Saturday, February 10, 2007 Carvajal: Guns don’t kill, people do By Orlando P. Carvajal Break Point
ONE still reads in the papers daily of somebody being killed. Earlier it was ex-governor Anotnio Leviste’s business partner. The other day in Cebu it was a young customs personality. In between were a congressman, a mayor or vice-mayor and not a few activists. In all these killings the favored weapon is a handgun of high caliber.
The killings continue despite the gun ban because it is people, not guns, who kill. I am not implying that we should liberalize gun ownership. What I am saying is that if it is people who kill then the way to stop the killings is to keep track of all known lawless elements and impose a total and year round (not just during election) gun ban on them.
The existing gun ban only prevents responsible owners of guns from carrying them. The lawless, the irresponsible, the criminally bent, carry guns with no regard whatsoever for the law.
The killings continue also because the killers often get away with murder literally. The police are either unable or unwilling to solve crimes. They seem to be able to solve crimes only when there are witnesses. So when the killer, directly or by insinuation, threatens possible witnesses with death if they squealed, then there goes a killer that the police cannot touch anymore.
Moreover, if the government is really convinced that a strictly enforced gun ban can prevent killings, then there should be no exemptions. To give exemptions is to own up to one’s incompetence in enforcing the ban.
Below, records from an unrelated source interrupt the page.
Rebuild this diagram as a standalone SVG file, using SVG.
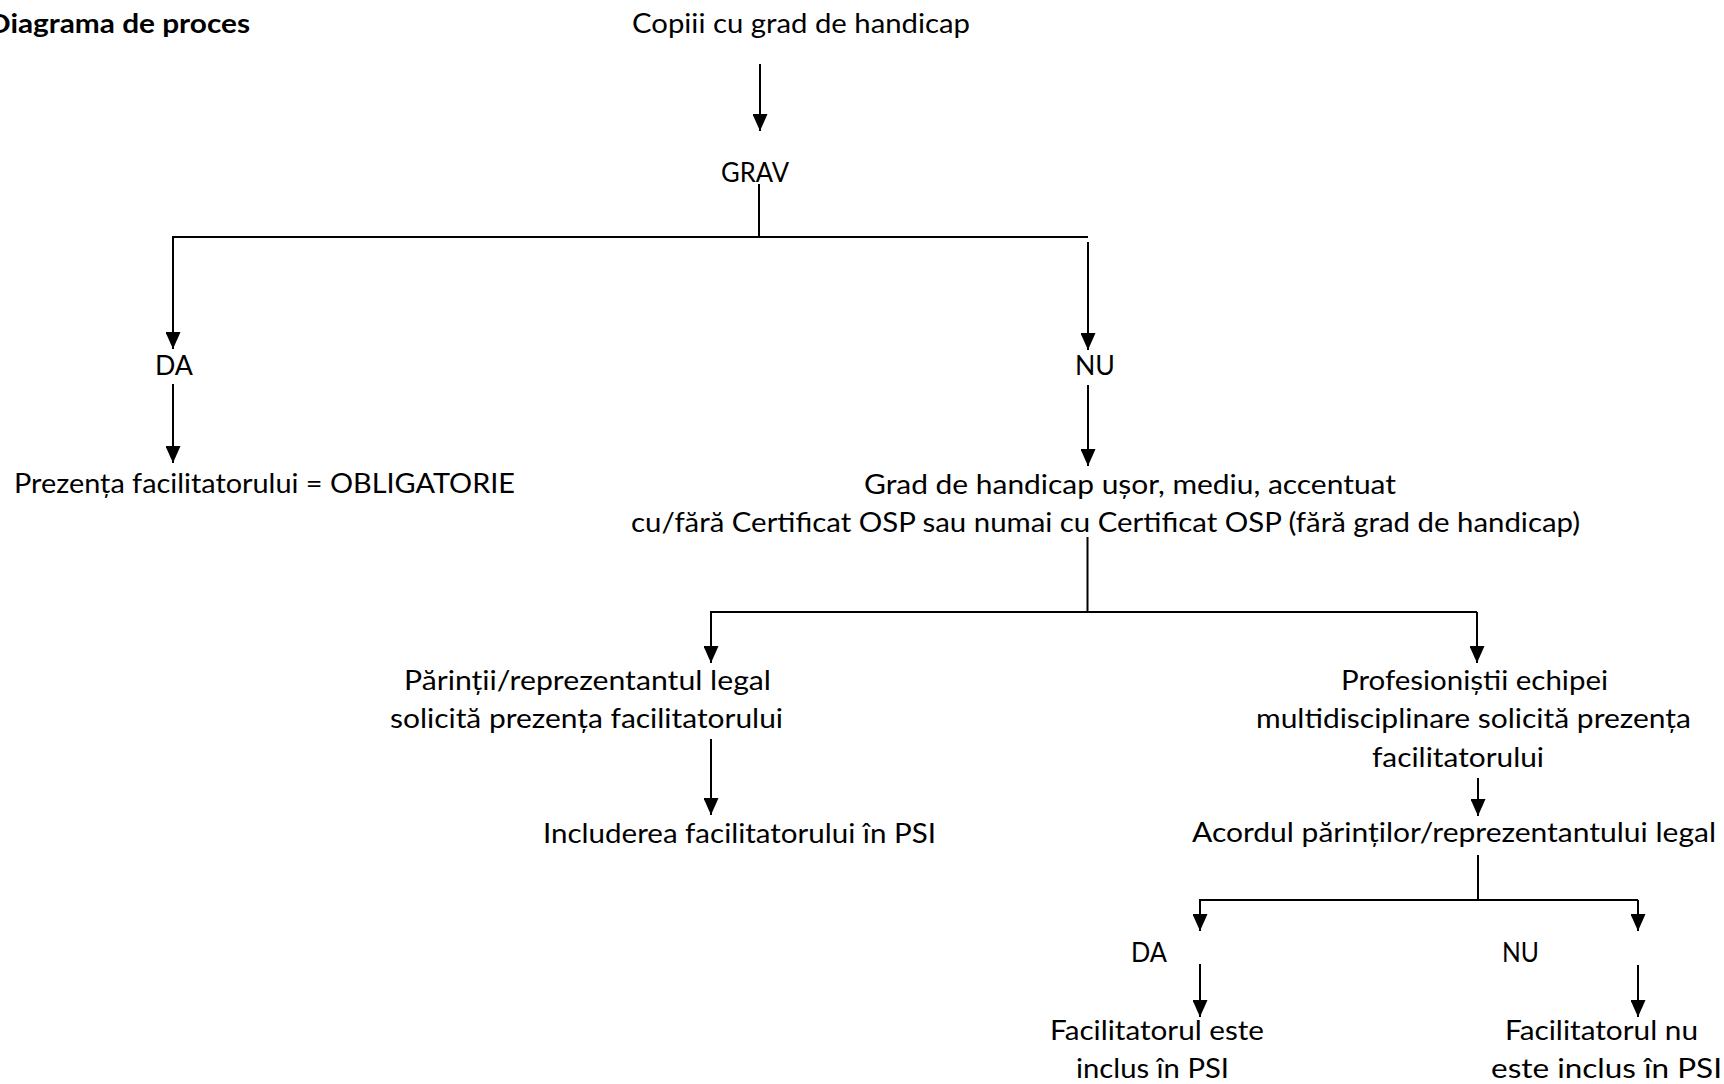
<svg xmlns="http://www.w3.org/2000/svg" width="1724" height="1084" viewBox="0 0 1724 1084">
<style>
text{font-family:Lato,"Open Sans","Liberation Sans",sans-serif;font-size:27px;fill:#000}
.b{font-weight:bold}
.c{fill:none;stroke:#000;stroke-width:2}
.a{marker-end:url(#ah)}
</style>
<defs>
<marker id="ah" viewBox="0 0 17 15" refX="17" refY="7.5" markerWidth="17" markerHeight="15" markerUnits="userSpaceOnUse" orient="auto">
<path d="M0,0 L17,7.5 L0,15 Z" fill="#000"/>
</marker>
</defs>
<rect width="1724" height="1084" fill="#fff"/>
<g id="title"><text class="b" x="-12" y="33" textLength="262" lengthAdjust="spacingAndGlyphs">Diagrama de proces</text></g>
<g id="n-copii"><text x="632" y="33" textLength="338" lengthAdjust="spacingAndGlyphs">Copiii cu grad de handicap</text></g>
<g id="n-grav"><text x="721" y="182" textLength="68" lengthAdjust="spacingAndGlyphs">GRAV</text></g>
<g id="n-da1"><text x="155" y="375" textLength="38" lengthAdjust="spacingAndGlyphs">DA</text></g>
<g id="n-nu1"><text x="1075" y="375" textLength="40" lengthAdjust="spacingAndGlyphs">NU</text></g>
<g id="n-obligatorie"><text x="14" y="493" textLength="501" lengthAdjust="spacingAndGlyphs">Prezența facilitatorului = OBLIGATORIE</text></g>
<g id="n-grad">
<text x="864" y="494" textLength="532" lengthAdjust="spacingAndGlyphs">Grad de handicap ușor, mediu, accentuat</text>
<text x="631" y="532" textLength="949" lengthAdjust="spacingAndGlyphs">cu/fără Certificat OSP sau numai cu Certificat OSP (fără grad de handicap)</text>
</g>
<g id="n-parinti">
<text x="404" y="690" textLength="367" lengthAdjust="spacingAndGlyphs">Părinții/reprezentantul legal</text>
<text x="390" y="728" textLength="393" lengthAdjust="spacingAndGlyphs">solicită prezența facilitatorului</text>
</g>
<g id="n-includerea"><text x="543" y="843" textLength="393" lengthAdjust="spacingAndGlyphs">Includerea facilitatorului în PSI</text></g>
<g id="n-profesionisti">
<text x="1341" y="690" textLength="267" lengthAdjust="spacingAndGlyphs">Profesioniștii echipei</text>
<text x="1256" y="728" textLength="435" lengthAdjust="spacingAndGlyphs">multidisciplinare solicită prezența</text>
<text x="1372" y="767" textLength="172" lengthAdjust="spacingAndGlyphs">facilitatorului</text>
</g>
<g id="n-acordul"><text x="1192" y="842" textLength="524" lengthAdjust="spacingAndGlyphs">Acordul părinților/reprezentantului legal</text></g>
<g id="n-da2"><text x="1131" y="962" textLength="36" lengthAdjust="spacingAndGlyphs">DA</text></g>
<g id="n-nu2"><text x="1502" y="962" textLength="37" lengthAdjust="spacingAndGlyphs">NU</text></g>
<g id="n-inclus">
<text x="1050" y="1040" textLength="214" lengthAdjust="spacingAndGlyphs">Facilitatorul este</text>
<text x="1076" y="1078" textLength="153" lengthAdjust="spacingAndGlyphs">inclus în PSI</text>
</g>
<g id="n-neinclus">
<text x="1505" y="1040" textLength="193" lengthAdjust="spacingAndGlyphs">Facilitatorul nu</text>
<text x="1491" y="1078" textLength="231" lengthAdjust="spacingAndGlyphs">este inclus în PSI</text>
</g>
<g id="connectors">
<path class="c a" d="M760,64 V131"/>
<path class="c" d="M759,184 V237"/>
<path class="c a" d="M1088,237 H173 V349"/>
<path class="c a" d="M1088,242 V350"/>
<path class="c a" d="M173,384 V463"/>
<path class="c a" d="M1088,385 V466"/>
<path class="c" d="M1087.5,537 V612"/>
<path class="c a" d="M1477,612 H711 V663"/>
<path class="c a" d="M1477,612 V663"/>
<path class="c a" d="M711,739 V815"/>
<path class="c a" d="M1478,778 V816"/>
<path class="c" d="M1478,855 V900"/>
<path class="c a" d="M1638,900 H1200 V931"/>
<path class="c a" d="M1638,900 V931"/>
<path class="c a" d="M1200,964 V1017"/>
<path class="c a" d="M1638,965 V1017"/>
</g>
</svg>
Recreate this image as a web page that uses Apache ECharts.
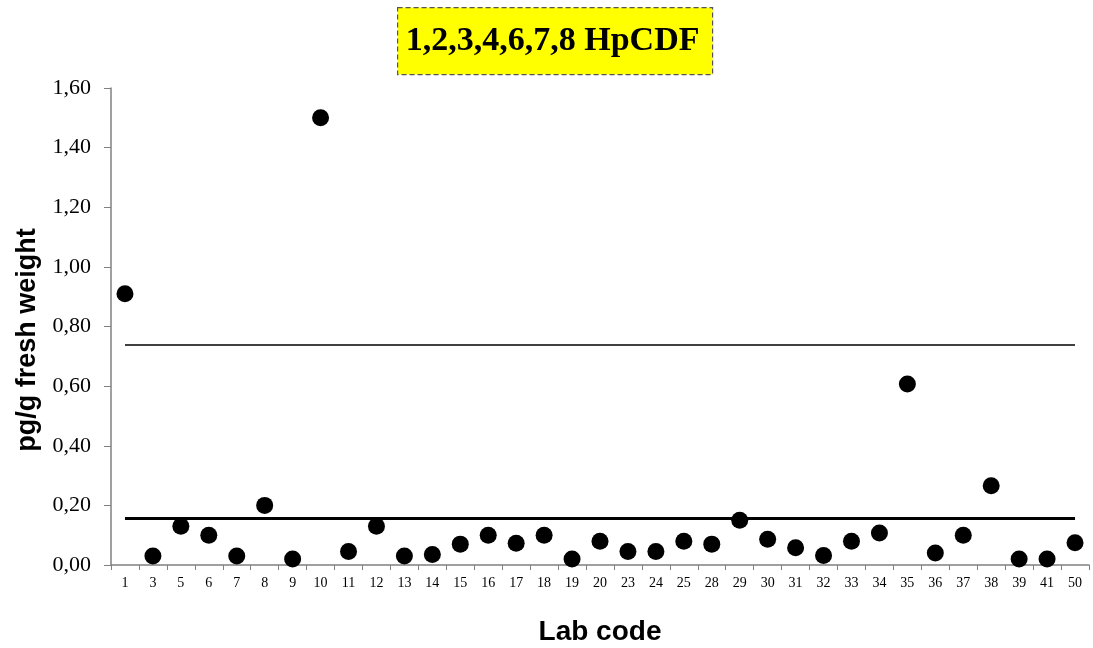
<!DOCTYPE html>
<html>
<head>
<meta charset="utf-8">
<script src="https://cdn.jsdelivr.net/npm/echarts@6/dist/echarts.min.js"></script>
<style>html,body{margin:0;padding:0;background:#fff;}#c{width:1093px;height:648px;}</style>
</head>
<body>
<div id="c"></div>
<script>
const labCodes = ['1','3','5','6','7','8','9','10','11','12','13','14','15','16','17','18','19','20','23','24','25','28','29','30','31','32','33','34','35','36','37','38','39','41','50'];
const values = [0.91,0.03,0.13,0.10,0.03,0.20,0.02,1.50,0.045,0.13,0.03,0.035,0.07,0.10,0.073,0.10,0.02,0.08,0.045,0.045,0.08,0.07,0.15,0.086,0.058,0.032,0.08,0.107,0.607,0.04,0.10,0.266,0.02,0.02,0.075];
const upperLimit = 0.74;
const assignedValue = 0.157;
const yTicks = { min: 0, max: 1.6, interval: 0.2 };
const titleText = '1,2,3,4,6,7,8 HpCDF';
const yName = 'pg/g fresh weight';
const xName = 'Lab code';

const chart = echarts.init(document.getElementById('c'));
chart.setOption({
  backgroundColor: '#ffffff',
  animation: false,
  grid: { left: 111, right: 4, top: 88, bottom: 83, containLabel: false, outerBoundsMode: 'none' },
  graphic: [{
    type: 'group', left: 397, top: 7,
    children: [
      { type: 'rect', shape: { x: 0, y: 0, width: 315, height: 67 },
        style: { fill: '#ffff00', stroke: '#555555', lineWidth: 1.2, lineDash: [5, 3] } },
      { type: 'text', x: 155, y: 34,
        style: { text: titleText, fill: '#000', font: 'bold 34px "Liberation Serif", "Times New Roman", serif',
                 textAlign: 'center', textVerticalAlign: 'middle' } }
    ]
  }, {
    type: 'text', x: 28, y: 340, rotation: Math.PI / 2,
    style: { text: yName, fill: '#000', font: 'bold 27px "Liberation Sans", Arial, sans-serif',
             textAlign: 'center', textVerticalAlign: 'middle' }
  }],
  xAxis: {
    type: 'category', data: labCodes, boundaryGap: true,
    name: xName, nameLocation: 'middle', nameGap: 53,
    nameTextStyle: { fontFamily: '"Liberation Sans", Arial, sans-serif', fontWeight: 'bold', fontSize: 28, color: '#000' },
    axisLine: { lineStyle: { color: '#808080', width: 1.5 } },
    axisTick: { show: true, length: 5, alignWithLabel: false, lineStyle: { color: '#808080', width: 1 } },
    axisLabel: { fontFamily: '"Liberation Serif", "Times New Roman", serif', fontSize: 14, color: '#000', margin: 11, interval: 0 },
    splitLine: { show: false }
  },
  yAxis: {
    type: 'value', min: yTicks.min, max: yTicks.max, interval: yTicks.interval,
    axisLine: { show: true, lineStyle: { color: '#808080', width: 1.5 } },
    axisTick: { show: true, length: 7, lineStyle: { color: '#808080', width: 1 } },
    axisLabel: { fontFamily: '"Liberation Serif", "Times New Roman", serif', fontSize: 22, color: '#000', margin: 20,
      formatter: v => v.toFixed(2).replace('.', ',') },
    splitLine: { show: false }
  },
  series: [{
    type: 'scatter', data: values, symbol: 'circle', symbolSize: 17,
    itemStyle: { color: '#000', opacity: 1 },
    markLine: {
      silent: true, symbol: 'none', label: { show: false },
      data: [
        [{ coord: [labCodes[0], upperLimit], lineStyle: { color: '#000', width: 1.5, type: 'solid' } },
         { coord: [labCodes[labCodes.length - 1], upperLimit] }],
        [{ coord: [labCodes[0], assignedValue], lineStyle: { color: '#000', width: 3, type: 'solid' } },
         { coord: [labCodes[labCodes.length - 1], assignedValue] }]
      ]
    }
  }]
});
</script>
</body>
</html>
Who will the exempted protect themselves from when everybody else is presumed unarmed? Exemptions are given because the government knows that the gun ban does not prevent the lawless from carrying a gun.
Killings by lawless elements and crimes of passion will always be with us. But what drives other people who feel grossly wronged to take justice into their own hands? The answer is mistrust of the justice system, when people do not feel they can get justice from a corrupt system coupled with the knowledge that they stand a good chance of getting away with it.
To stop the killings, therefore, we’re back to the need to eradicate corruption in government in general and in our justice system in particular. Absolutely nobody should get away with murder. One unsolved murder is always an invitation to another murder.
For this what we need is political will, not investigative commissions whose recommendations are not acted on anyway for what else but…lack of political will. We are hopelessly short of this will especially during election when the common good takes the back burner to the supreme goal of winning. When will we ever have enough of it? Not any time soon, the way UNO and Unity are shuffling their slates.